◆ WORK TO BE COMPLETED: Find the lines of data that contain the string "size", then list them.

◆ DATA EXTRACT:
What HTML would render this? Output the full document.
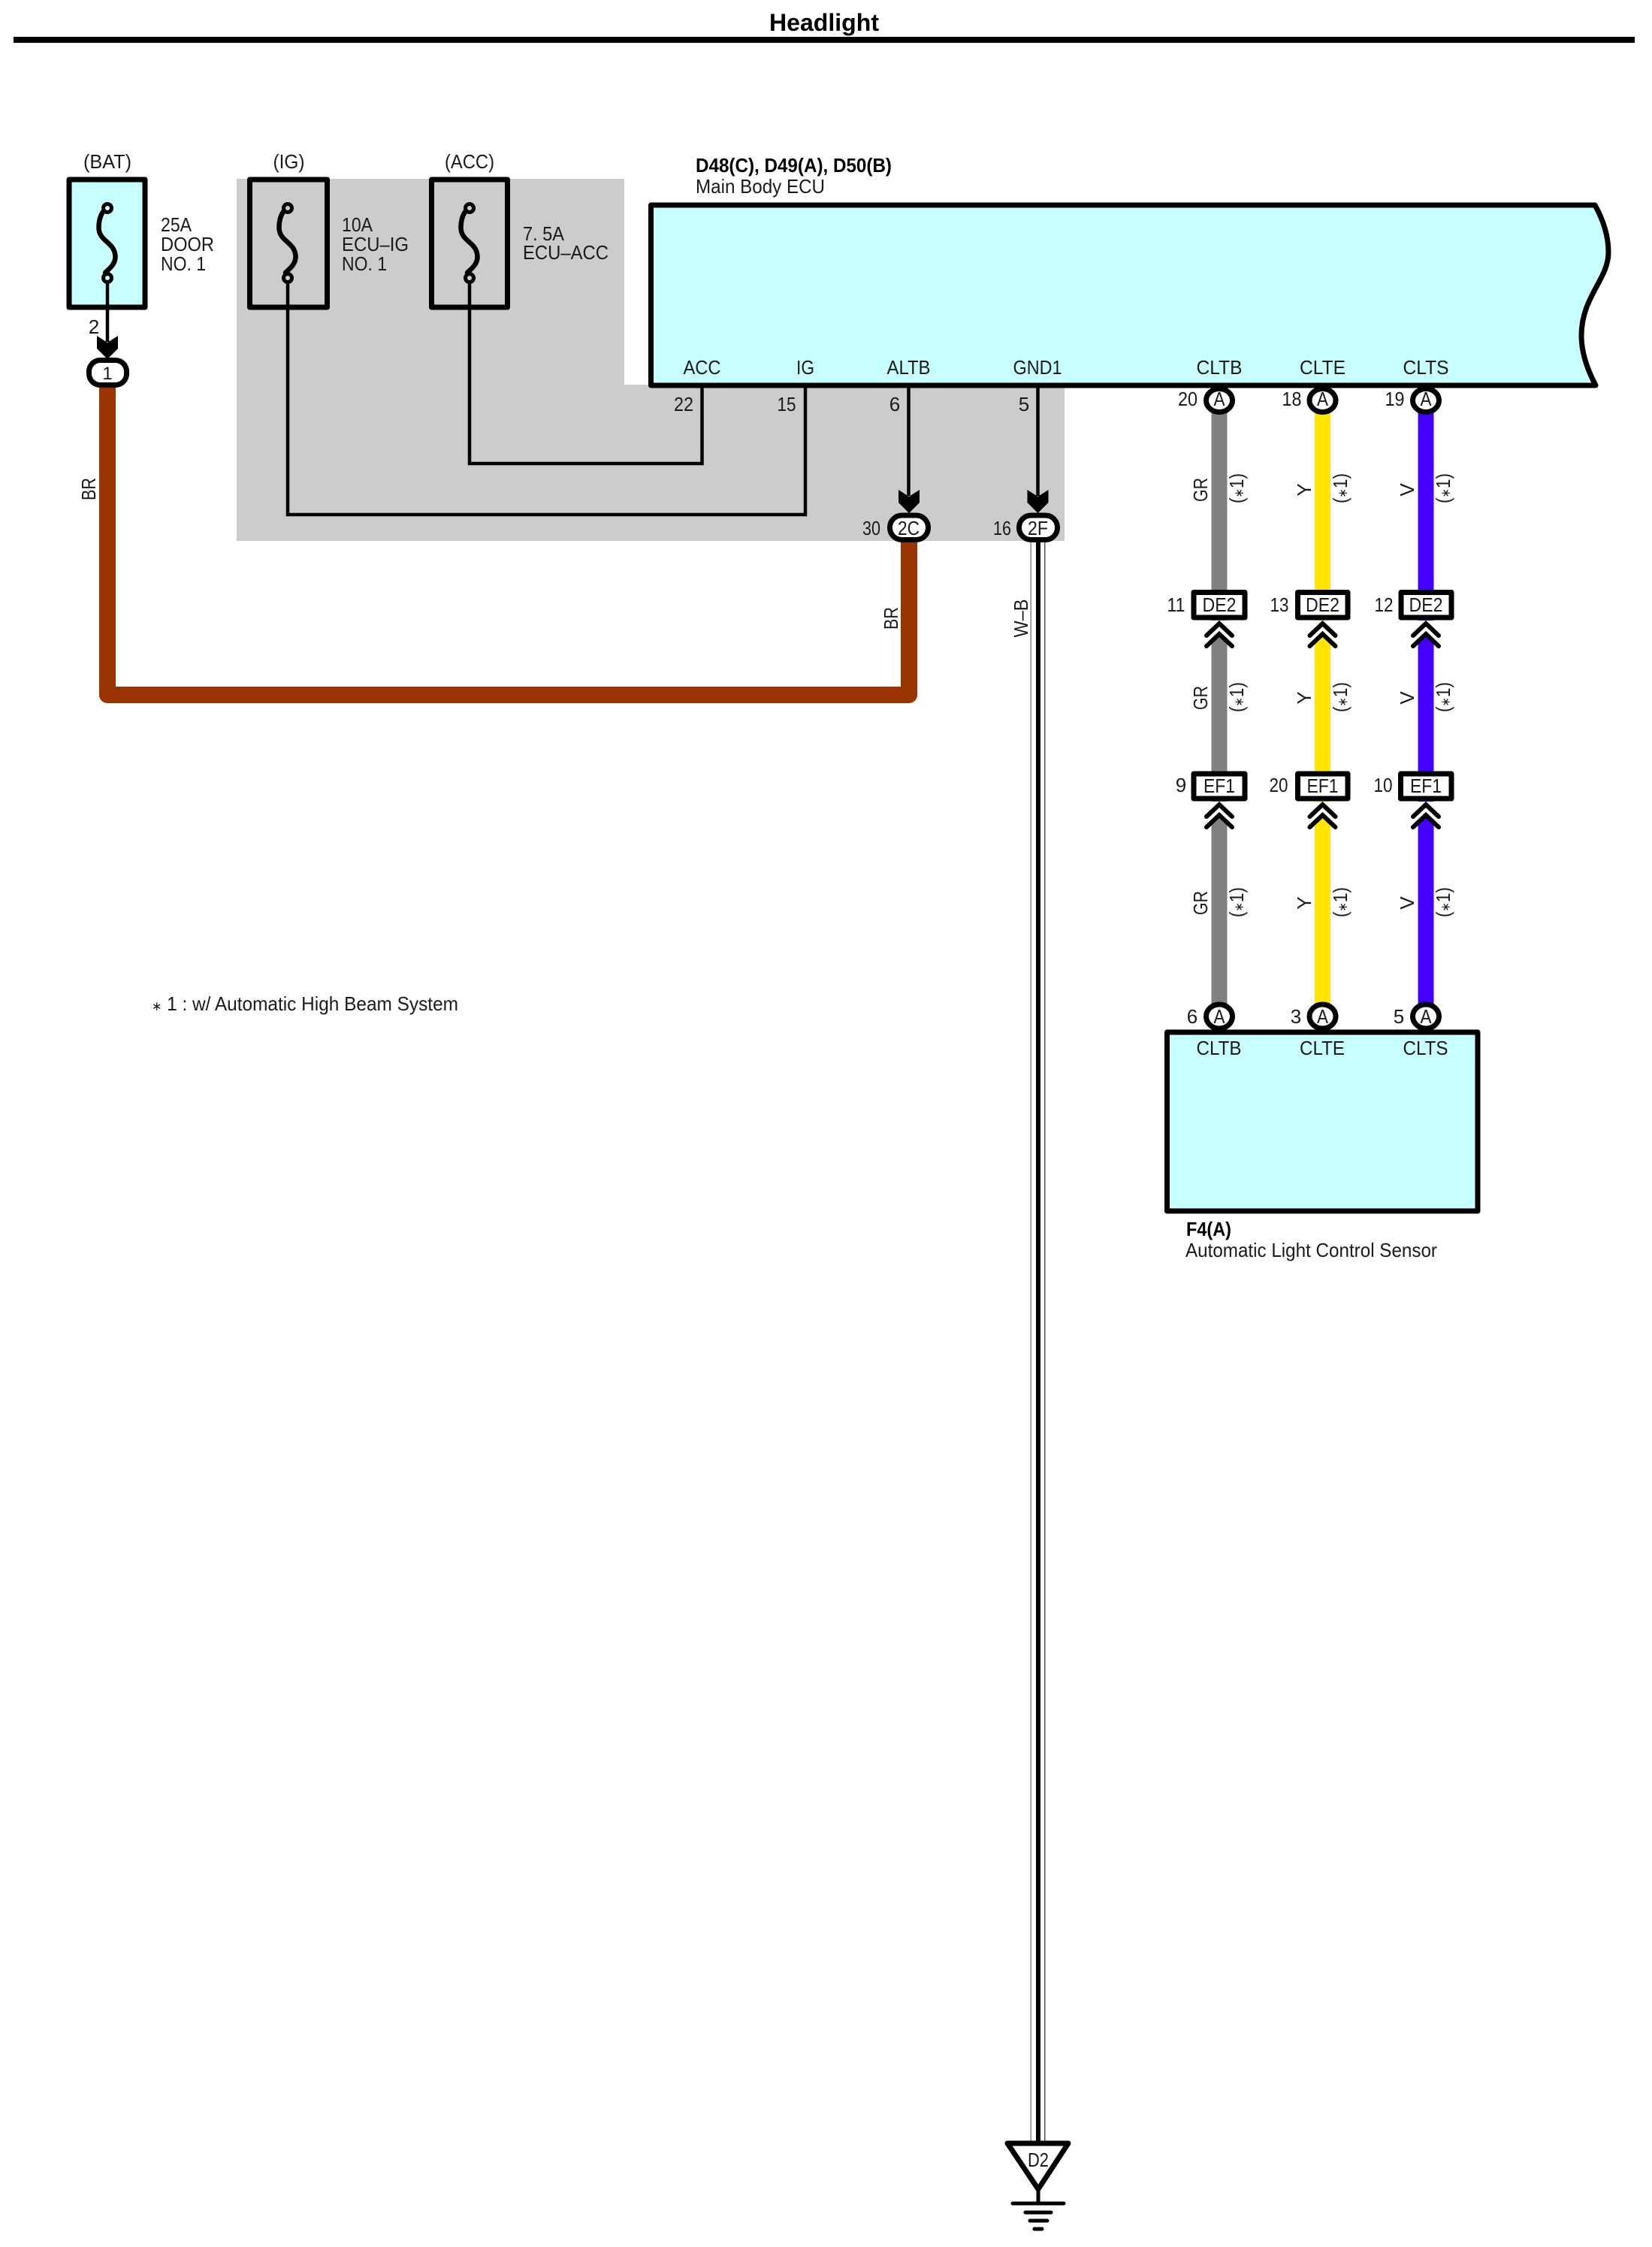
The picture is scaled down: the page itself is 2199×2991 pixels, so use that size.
<!DOCTYPE html>
<html lang="en"><head><meta charset="utf-8"><title>Headlight</title>
<style>
html,body{margin:0;padding:0;background:#fff}
svg{display:block}
text{font-family:"Liberation Sans",sans-serif;font-size:26px;fill:#1a1a1a;text-anchor:middle}
text.s{text-anchor:start}
text.b{font-weight:bold;fill:#000}
tspan.a{font-size:17px}
</style></head><body>
<svg xmlns="http://www.w3.org/2000/svg" width="2199" height="2991" viewBox="0 0 2199 2991">
<defs>
<path id="ah" d="M-14 0L-14 17L0 31L14 17L14 0L0 9Z" fill="#000"/>
<path id="fz" d="M-6 10C-10 16-11.500 23-11.500 31C-11.500 50 10.500 50 10.500 70C10.500 80 2 86-3 91" fill="none" stroke="#000" stroke-width="6.500" stroke-linecap="round"/>
<g id="cv">
<rect x="-20" y="0" width="40" height="36" fill="#fff"/>
<path d="M-10.500 37V26L0 18L10.500 26V37Z"/>
<path d="M-17 20L0 4L17 20M-17 34L0 18L17 34" fill="none" stroke="#000" stroke-width="6" stroke-linecap="round" stroke-linejoin="miter"/>
</g>
</defs>
<rect width="2199" height="2991" fill="#fff"/>

<!-- title -->
<text x="1097" y="41" class="b" style="font-size:32px" textLength="146" lengthAdjust="spacingAndGlyphs">Headlight</text>
<rect x="18" y="49" width="2158" height="8" fill="#000"/>

<!-- gray region -->
<path d="M315 238H831V512H1417V720H315Z" fill="#ccc"/>

<!-- black wires -->
<g fill="none" stroke="#000" stroke-width="4.500">
<path d="M383 370V685H1072V513"/>
<path d="M625 370V617H934.500V513"/>
<path d="M1209.500 513V660"/>
<path d="M143 370V455"/>
<path d="M1381.500 513V660"/>
</g>

<!-- W-B wire -->
<rect x="1371.500" y="722" width="1.500" height="2135" fill="#888"/>
<rect x="1390" y="722" width="1.500" height="2135" fill="#555"/>
<rect x="1379" y="722" width="6" height="2135" fill="#000"/>

<!-- BR wire -->
<path d="M143 510V925H1210V716" fill="none" stroke="#993300" stroke-width="22" stroke-linejoin="round"/>

<!-- colored wires -->
<g fill="none" stroke-width="21">
<path d="M1623 548V1340" stroke="#808080"/>
<path d="M1760.500 548V1340" stroke="#ffe600"/>
<path d="M1898 548V1340" stroke="#4400ff"/>
</g>

<!-- fuse boxes -->
<rect x="92" y="239" width="101" height="170" fill="#c8ffff" stroke="#000" stroke-width="7" stroke-linejoin="round"/>
<path d="M143 370V409" stroke="#000" stroke-width="4.500"/>
<g fill="none" stroke="#000" stroke-width="7" stroke-linejoin="round">
<rect x="332.500" y="239" width="103" height="170"/>
<rect x="574.500" y="239" width="101" height="170"/>
</g>
<use href="#fz" x="143" y="272"/><use href="#fz" x="383" y="272"/><use href="#fz" x="625" y="272"/>
<g stroke="#000" stroke-width="5">
<circle cx="143" cy="277" r="5.500" fill="#c8ffff"/><circle cx="143" cy="370" r="5.500" fill="#c8ffff"/>
<circle cx="383" cy="277" r="5.500" fill="#ccc"/><circle cx="383" cy="370" r="5.500" fill="#ccc"/>
<circle cx="625" cy="277" r="5.500" fill="#ccc"/><circle cx="625" cy="370" r="5.500" fill="#ccc"/>
</g>

<!-- pins -->
<g fill="#fff" stroke="#000" stroke-width="7">
<ellipse cx="1623" cy="533" rx="17.500" ry="15.500"/>
<ellipse cx="1760.500" cy="533" rx="17.500" ry="15.500"/>
<ellipse cx="1898" cy="533" rx="17.500" ry="15.500"/>
<ellipse cx="1623" cy="1353" rx="17.500" ry="16"/>
<ellipse cx="1760.500" cy="1353" rx="17.500" ry="16"/>
<ellipse cx="1898" cy="1353" rx="17.500" ry="16"/>
</g>

<!-- ECU -->
<path d="M866.500 273H2123C2137 298 2141 318 2141 336C2141 372 2105 395 2105 447C2105 470 2113 492 2124 513H866.500Z" fill="#c8ffff" stroke="#000" stroke-width="7" stroke-linejoin="round"/>
<!-- sensor -->
<rect x="1553.500" y="1374" width="413.500" height="238" fill="#c8ffff" stroke="#000" stroke-width="7" stroke-linejoin="round"/>

<!-- pills -->
<g fill="#fff" stroke="#000" stroke-width="7">
<rect x="118.500" y="479.500" width="50" height="33" rx="15"/>
<rect x="1184.500" y="686" width="51" height="32.500" rx="16"/>
<rect x="1356.500" y="686" width="51" height="32.500" rx="16"/>
</g>
<use href="#ah" x="143" y="447"/><use href="#ah" x="1210" y="652"/><use href="#ah" x="1381.500" y="652"/>

<!-- DE2 / EF1 boxes and double chevrons -->
<use href="#cv" x="1623" y="826" fill="#808080"/><use href="#cv" x="1760.500" y="826" fill="#ffe600"/><use href="#cv" x="1898" y="826" fill="#4400ff"/>
<use href="#cv" x="1623" y="1067" fill="#808080"/><use href="#cv" x="1760.500" y="1067" fill="#ffe600"/><use href="#cv" x="1898" y="1067" fill="#4400ff"/>
<g fill="#fff" stroke="#000" stroke-width="7" stroke-linejoin="round">
<rect x="1589" y="788.500" width="68" height="33.500"/><rect x="1727.500" y="788.500" width="66.500" height="33.500"/><rect x="1865" y="788.500" width="67" height="33.500"/>
<rect x="1589" y="1030" width="68" height="33"/><rect x="1727.500" y="1030" width="66.500" height="33"/><rect x="1864.500" y="1030" width="67.500" height="33"/>
</g>

<!-- ground -->
<path d="M1341 2853H1422L1382 2914Z" fill="#fff" stroke="#000" stroke-width="7" stroke-linejoin="round"/>
<path d="M1382 2914V2933" stroke="#000" stroke-width="5"/>
<g stroke="#000" stroke-linecap="round" stroke-width="5">
<path d="M1348 2933H1416"/><path d="M1365 2945H1399"/><path d="M1371 2956H1394"/><path d="M1377 2967H1387"/>
</g>
<text x="1382" y="2884" textLength="28" lengthAdjust="spacingAndGlyphs">D2</text>

<!-- supply labels -->
<text x="143" y="224" textLength="64" lengthAdjust="spacingAndGlyphs">(BAT)</text>
<text x="384.500" y="224" textLength="42" lengthAdjust="spacingAndGlyphs">(IG)</text>
<text x="625" y="224" textLength="66" lengthAdjust="spacingAndGlyphs">(ACC)</text>
<text class="s" x="214" y="308" textLength="41" lengthAdjust="spacingAndGlyphs">25A</text>
<text class="s" x="214" y="334" textLength="71" lengthAdjust="spacingAndGlyphs">DOOR</text>
<text class="s" x="214" y="360" textLength="60" lengthAdjust="spacingAndGlyphs">NO. 1</text>
<text class="s" x="455" y="308" textLength="41" lengthAdjust="spacingAndGlyphs">10A</text>
<text class="s" x="455" y="334" textLength="89" lengthAdjust="spacingAndGlyphs">ECU–IG</text>
<text class="s" x="455" y="360" textLength="60" lengthAdjust="spacingAndGlyphs">NO. 1</text>
<text class="s" x="696" y="320" textLength="55" lengthAdjust="spacingAndGlyphs">7. 5A</text>
<text class="s" x="696" y="345" textLength="114" lengthAdjust="spacingAndGlyphs">ECU–ACC</text>
<text x="125" y="444">2</text>
<text x="143" y="505" style="font-size:24px">1</text>

<!-- ECU labels -->
<text class="s b" x="926" y="229" textLength="261" lengthAdjust="spacingAndGlyphs">D48(C), D49(A), D50(B)</text>
<text class="s" x="926" y="257" textLength="172" lengthAdjust="spacingAndGlyphs">Main Body ECU</text>
<text x="934.500" y="498" textLength="50" lengthAdjust="spacingAndGlyphs">ACC</text>
<text x="1072" y="498" textLength="24" lengthAdjust="spacingAndGlyphs">IG</text>
<text x="1209.500" y="498" textLength="58" lengthAdjust="spacingAndGlyphs">ALTB</text>
<text x="1381" y="498" textLength="65" lengthAdjust="spacingAndGlyphs">GND1</text>
<text x="1623" y="498" textLength="61" lengthAdjust="spacingAndGlyphs">CLTB</text>
<text x="1760.500" y="498" textLength="61" lengthAdjust="spacingAndGlyphs">CLTE</text>
<text x="1898" y="498" textLength="61" lengthAdjust="spacingAndGlyphs">CLTS</text>
<text x="910" y="547" textLength="26" lengthAdjust="spacingAndGlyphs">22</text>
<text x="1047" y="547" textLength="25" lengthAdjust="spacingAndGlyphs">15</text>
<text x="1191" y="547">6</text>
<text x="1363" y="547">5</text>
<text x="1160" y="712" textLength="24" lengthAdjust="spacingAndGlyphs">30</text>
<text x="1334" y="712" textLength="24" lengthAdjust="spacingAndGlyphs">16</text>
<text x="1209.500" y="712" textLength="29" lengthAdjust="spacingAndGlyphs">2C</text>
<text x="1381.500" y="712" textLength="27" lengthAdjust="spacingAndGlyphs">2F</text>

<text x="1581" y="540" textLength="26" lengthAdjust="spacingAndGlyphs">20</text>
<text x="1719.500" y="540" textLength="26" lengthAdjust="spacingAndGlyphs">18</text>
<text x="1856.500" y="540" textLength="26" lengthAdjust="spacingAndGlyphs">19</text>
<text x="1623" y="540" textLength="15" lengthAdjust="spacingAndGlyphs">A</text><text x="1760.500" y="540" textLength="15" lengthAdjust="spacingAndGlyphs">A</text><text x="1898" y="540" textLength="15" lengthAdjust="spacingAndGlyphs">A</text>

<text x="1623" y="814" textLength="45" lengthAdjust="spacingAndGlyphs">DE2</text>
<text x="1760.500" y="814" textLength="45" lengthAdjust="spacingAndGlyphs">DE2</text>
<text x="1898" y="814" textLength="45" lengthAdjust="spacingAndGlyphs">DE2</text>
<text x="1565.500" y="814" textLength="24" lengthAdjust="spacingAndGlyphs">11</text>
<text x="1703" y="814" textLength="25" lengthAdjust="spacingAndGlyphs">13</text>
<text x="1842" y="814" textLength="25" lengthAdjust="spacingAndGlyphs">12</text>

<text x="1623" y="1055" textLength="42" lengthAdjust="spacingAndGlyphs">EF1</text>
<text x="1760.500" y="1055" textLength="42" lengthAdjust="spacingAndGlyphs">EF1</text>
<text x="1898" y="1055" textLength="42" lengthAdjust="spacingAndGlyphs">EF1</text>
<text x="1572" y="1054">9</text>
<text x="1702" y="1054" textLength="25" lengthAdjust="spacingAndGlyphs">20</text>
<text x="1841" y="1054" textLength="25" lengthAdjust="spacingAndGlyphs">10</text>

<text x="1587" y="1362">6</text><text x="1725" y="1362">3</text><text x="1862" y="1362">5</text>
<text x="1623" y="1362" textLength="15" lengthAdjust="spacingAndGlyphs">A</text><text x="1760.500" y="1362" textLength="15" lengthAdjust="spacingAndGlyphs">A</text><text x="1898" y="1362" textLength="15" lengthAdjust="spacingAndGlyphs">A</text>
<text x="1622.500" y="1404" textLength="60" lengthAdjust="spacingAndGlyphs">CLTB</text>
<text x="1760" y="1404" textLength="60" lengthAdjust="spacingAndGlyphs">CLTE</text>
<text x="1897.500" y="1404" textLength="60" lengthAdjust="spacingAndGlyphs">CLTS</text>
<text class="s b" x="1579" y="1645" textLength="60" lengthAdjust="spacingAndGlyphs">F4(A)</text>
<text class="s" x="1578" y="1673" textLength="335" lengthAdjust="spacingAndGlyphs">Automatic Light Control Sensor</text>

<text class="s" x="202" y="1345" textLength="408" lengthAdjust="spacingAndGlyphs"><tspan class="a">∗</tspan> 1 : w/ Automatic High Beam System</text>

<!-- rotated wire labels -->
<text transform="translate(118,651) rotate(-90)" y="9" textLength="30" lengthAdjust="spacingAndGlyphs">BR</text>
<text transform="translate(1186,823) rotate(-90)" y="9" textLength="30" lengthAdjust="spacingAndGlyphs">BR</text>
<text transform="translate(1359,823) rotate(-90)" y="9" textLength="51" lengthAdjust="spacingAndGlyphs">W–B</text>

<text transform="translate(1598,652) rotate(-90)" y="9" textLength="32" lengthAdjust="spacingAndGlyphs">GR</text>
<text transform="translate(1598,929) rotate(-90)" y="9" textLength="32" lengthAdjust="spacingAndGlyphs">GR</text>
<text transform="translate(1598,1202) rotate(-90)" y="9" textLength="32" lengthAdjust="spacingAndGlyphs">GR</text>
<text transform="translate(1736,652) rotate(-90)" y="9">Y</text>
<text transform="translate(1736,929) rotate(-90)" y="9">Y</text>
<text transform="translate(1736,1202) rotate(-90)" y="9">Y</text>
<text transform="translate(1873,652) rotate(-90)" y="9">V</text>
<text transform="translate(1873,929) rotate(-90)" y="9">V</text>
<text transform="translate(1873,1202) rotate(-90)" y="9">V</text>

<text transform="translate(1646,650) rotate(-90)" y="9" textLength="40" lengthAdjust="spacingAndGlyphs">(<tspan class="a">∗</tspan>1)</text>
<text transform="translate(1784,650) rotate(-90)" y="9" textLength="40" lengthAdjust="spacingAndGlyphs">(<tspan class="a">∗</tspan>1)</text>
<text transform="translate(1921,650) rotate(-90)" y="9" textLength="40" lengthAdjust="spacingAndGlyphs">(<tspan class="a">∗</tspan>1)</text>
<text transform="translate(1646,928) rotate(-90)" y="9" textLength="40" lengthAdjust="spacingAndGlyphs">(<tspan class="a">∗</tspan>1)</text>
<text transform="translate(1784,928) rotate(-90)" y="9" textLength="40" lengthAdjust="spacingAndGlyphs">(<tspan class="a">∗</tspan>1)</text>
<text transform="translate(1921,928) rotate(-90)" y="9" textLength="40" lengthAdjust="spacingAndGlyphs">(<tspan class="a">∗</tspan>1)</text>
<text transform="translate(1646,1201) rotate(-90)" y="9" textLength="40" lengthAdjust="spacingAndGlyphs">(<tspan class="a">∗</tspan>1)</text>
<text transform="translate(1784,1201) rotate(-90)" y="9" textLength="40" lengthAdjust="spacingAndGlyphs">(<tspan class="a">∗</tspan>1)</text>
<text transform="translate(1921,1201) rotate(-90)" y="9" textLength="40" lengthAdjust="spacingAndGlyphs">(<tspan class="a">∗</tspan>1)</text>
</svg>
</body></html>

◆ TASK OUTPUT:
The picture is scaled down: the page itself is 2199×2991 pixels, so use that size.
text{font-family:"Liberation Sans",sans-serif;font-size:26px;fill:#1a1a1a;text-anchor:middle}
tspan.a{font-size:17px}
<text x="1097" y="41" class="b" style="font-size:32px" textLength="146" lengthAdjust="spacingAndGlyphs">Headlight</text>
<text x="143" y="505" style="font-size:24px">1</text>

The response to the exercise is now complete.